Ayrıca bir bilgi daha vermek istiyorum…
Bugün İsrail menşeli Orpak firması üretiminde Türkiye'de turpak firmasının dağıtımı ile 29 milyon araca çip takmak için talimat verilmiştir. Bu çipleri üreten firma aynı zamanda Lübnan'da Hamas'ın Çağrı cihazlarını patlatan firmadır. Yarın israille ters düştüğümüz zaman korkarım ki İsrail bu hainliği bizim içinde yapar ve 29 milyon araç ve 14.000 istasyonu Türkiye'de patlatma yoluna gider. Onun için hükümetimiz, Devletimiz bu konu ile ilgili kararını mutlaka ama mutlaka tekrar bir gözden geçirmesi ülkemiz için çok önemli olacağına inanmaktayım.
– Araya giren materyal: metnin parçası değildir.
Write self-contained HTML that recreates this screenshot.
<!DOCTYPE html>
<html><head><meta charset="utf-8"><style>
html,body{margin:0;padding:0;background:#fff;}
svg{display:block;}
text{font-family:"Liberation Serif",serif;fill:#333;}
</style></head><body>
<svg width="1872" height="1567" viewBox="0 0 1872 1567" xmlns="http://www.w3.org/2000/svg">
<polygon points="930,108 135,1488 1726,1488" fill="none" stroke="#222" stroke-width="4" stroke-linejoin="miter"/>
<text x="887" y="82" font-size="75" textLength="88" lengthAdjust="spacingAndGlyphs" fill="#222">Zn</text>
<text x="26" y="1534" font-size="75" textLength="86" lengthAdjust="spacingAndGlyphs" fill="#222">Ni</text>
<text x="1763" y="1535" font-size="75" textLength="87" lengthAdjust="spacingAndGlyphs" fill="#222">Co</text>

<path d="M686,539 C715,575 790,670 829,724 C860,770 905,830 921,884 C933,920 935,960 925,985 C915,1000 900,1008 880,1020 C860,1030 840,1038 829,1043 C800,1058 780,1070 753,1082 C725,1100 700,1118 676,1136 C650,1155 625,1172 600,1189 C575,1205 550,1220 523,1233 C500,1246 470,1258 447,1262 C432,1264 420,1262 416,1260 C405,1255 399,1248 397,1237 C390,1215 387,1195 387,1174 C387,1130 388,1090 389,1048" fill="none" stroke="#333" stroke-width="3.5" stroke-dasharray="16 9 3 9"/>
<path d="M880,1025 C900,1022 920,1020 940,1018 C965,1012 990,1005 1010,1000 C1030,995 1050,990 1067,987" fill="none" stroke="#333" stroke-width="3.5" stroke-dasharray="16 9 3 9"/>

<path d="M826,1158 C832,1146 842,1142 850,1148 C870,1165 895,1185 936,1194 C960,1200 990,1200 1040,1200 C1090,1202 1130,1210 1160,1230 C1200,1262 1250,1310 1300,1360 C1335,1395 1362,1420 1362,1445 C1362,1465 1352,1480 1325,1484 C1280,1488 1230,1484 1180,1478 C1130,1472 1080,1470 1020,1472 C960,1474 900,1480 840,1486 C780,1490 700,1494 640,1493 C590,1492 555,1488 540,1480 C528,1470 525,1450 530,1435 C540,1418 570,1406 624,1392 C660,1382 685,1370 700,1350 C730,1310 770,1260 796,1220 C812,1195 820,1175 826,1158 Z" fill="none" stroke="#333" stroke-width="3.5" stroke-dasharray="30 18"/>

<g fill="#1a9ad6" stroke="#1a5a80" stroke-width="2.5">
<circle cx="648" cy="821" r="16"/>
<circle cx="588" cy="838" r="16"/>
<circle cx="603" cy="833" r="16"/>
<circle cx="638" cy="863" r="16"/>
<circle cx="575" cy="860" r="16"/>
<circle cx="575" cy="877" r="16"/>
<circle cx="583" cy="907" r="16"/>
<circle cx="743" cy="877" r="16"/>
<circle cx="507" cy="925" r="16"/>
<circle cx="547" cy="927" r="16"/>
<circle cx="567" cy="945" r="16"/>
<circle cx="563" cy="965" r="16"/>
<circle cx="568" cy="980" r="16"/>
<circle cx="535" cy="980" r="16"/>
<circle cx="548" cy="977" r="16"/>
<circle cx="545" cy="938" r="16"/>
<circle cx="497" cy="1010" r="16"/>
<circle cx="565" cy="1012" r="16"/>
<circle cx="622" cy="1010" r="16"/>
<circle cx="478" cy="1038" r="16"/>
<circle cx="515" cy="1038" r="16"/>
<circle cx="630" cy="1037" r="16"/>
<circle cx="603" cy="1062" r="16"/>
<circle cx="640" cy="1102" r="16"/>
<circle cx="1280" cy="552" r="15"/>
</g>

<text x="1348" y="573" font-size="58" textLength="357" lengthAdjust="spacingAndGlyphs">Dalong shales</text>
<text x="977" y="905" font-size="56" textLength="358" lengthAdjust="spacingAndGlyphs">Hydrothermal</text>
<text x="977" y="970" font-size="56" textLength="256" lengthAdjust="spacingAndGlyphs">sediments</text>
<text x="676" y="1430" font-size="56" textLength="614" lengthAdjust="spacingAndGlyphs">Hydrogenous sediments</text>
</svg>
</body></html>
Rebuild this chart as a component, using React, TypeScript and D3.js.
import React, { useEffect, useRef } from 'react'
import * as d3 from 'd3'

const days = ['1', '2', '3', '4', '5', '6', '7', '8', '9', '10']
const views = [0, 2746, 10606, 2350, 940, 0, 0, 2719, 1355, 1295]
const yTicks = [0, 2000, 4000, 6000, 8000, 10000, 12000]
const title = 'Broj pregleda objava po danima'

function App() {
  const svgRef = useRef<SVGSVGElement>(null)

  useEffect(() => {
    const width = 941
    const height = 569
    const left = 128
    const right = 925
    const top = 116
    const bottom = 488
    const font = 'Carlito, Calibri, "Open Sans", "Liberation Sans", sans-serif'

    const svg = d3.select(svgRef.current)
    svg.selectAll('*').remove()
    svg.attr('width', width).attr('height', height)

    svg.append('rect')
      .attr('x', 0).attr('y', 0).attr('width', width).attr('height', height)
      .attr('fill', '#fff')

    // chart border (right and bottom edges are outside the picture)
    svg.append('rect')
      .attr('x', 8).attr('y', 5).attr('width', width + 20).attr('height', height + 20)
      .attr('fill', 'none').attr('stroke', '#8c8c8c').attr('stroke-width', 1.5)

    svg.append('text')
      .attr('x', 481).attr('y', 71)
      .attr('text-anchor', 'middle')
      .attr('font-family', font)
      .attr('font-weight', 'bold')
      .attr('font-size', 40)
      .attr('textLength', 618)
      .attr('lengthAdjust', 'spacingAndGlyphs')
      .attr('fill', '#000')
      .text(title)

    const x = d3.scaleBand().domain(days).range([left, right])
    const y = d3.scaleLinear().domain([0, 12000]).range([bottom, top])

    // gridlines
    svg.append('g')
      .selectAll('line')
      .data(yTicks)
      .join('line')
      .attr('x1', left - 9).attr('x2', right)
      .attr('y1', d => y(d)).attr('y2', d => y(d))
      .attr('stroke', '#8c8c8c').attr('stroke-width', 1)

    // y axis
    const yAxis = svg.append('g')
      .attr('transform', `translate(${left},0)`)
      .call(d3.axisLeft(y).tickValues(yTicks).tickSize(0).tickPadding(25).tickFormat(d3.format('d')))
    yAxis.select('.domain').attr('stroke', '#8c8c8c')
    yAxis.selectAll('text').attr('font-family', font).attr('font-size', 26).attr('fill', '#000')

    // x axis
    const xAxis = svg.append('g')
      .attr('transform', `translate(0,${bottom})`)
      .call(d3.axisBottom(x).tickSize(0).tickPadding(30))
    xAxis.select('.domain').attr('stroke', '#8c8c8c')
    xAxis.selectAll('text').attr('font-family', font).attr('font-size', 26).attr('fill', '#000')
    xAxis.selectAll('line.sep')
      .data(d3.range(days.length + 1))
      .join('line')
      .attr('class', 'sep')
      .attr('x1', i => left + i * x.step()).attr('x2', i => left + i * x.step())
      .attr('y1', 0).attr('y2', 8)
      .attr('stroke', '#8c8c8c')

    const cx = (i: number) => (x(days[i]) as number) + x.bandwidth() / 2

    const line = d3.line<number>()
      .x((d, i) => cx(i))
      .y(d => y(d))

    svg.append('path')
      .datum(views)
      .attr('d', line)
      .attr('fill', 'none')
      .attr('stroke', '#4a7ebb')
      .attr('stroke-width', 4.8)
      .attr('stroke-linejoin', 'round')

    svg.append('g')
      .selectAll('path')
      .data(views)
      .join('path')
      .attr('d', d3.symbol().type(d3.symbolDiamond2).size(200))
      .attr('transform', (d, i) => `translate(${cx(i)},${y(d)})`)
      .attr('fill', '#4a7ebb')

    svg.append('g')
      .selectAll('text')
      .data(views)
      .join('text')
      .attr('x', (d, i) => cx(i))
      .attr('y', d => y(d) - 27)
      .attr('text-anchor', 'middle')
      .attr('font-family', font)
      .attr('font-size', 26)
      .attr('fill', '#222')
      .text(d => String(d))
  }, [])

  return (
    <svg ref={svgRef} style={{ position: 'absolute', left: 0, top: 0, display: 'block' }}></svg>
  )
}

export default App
Bu zamanda İsrail'in verdiği veya vereceği hiçbir taahhütüne güvenmemiz mümkün değildir.
Mesela ABD Katar'a “Bundan sonra sana kimse saldıramaz ben seni koruyacağım” dese bile göreceksiniz yakında İsrail yine ABD'yi dinlemeyip Katar'a saldıracaktır.
Onun için biz kendi göbeğimizi kendimiz keserek işimizi garantiye almak zorundayız…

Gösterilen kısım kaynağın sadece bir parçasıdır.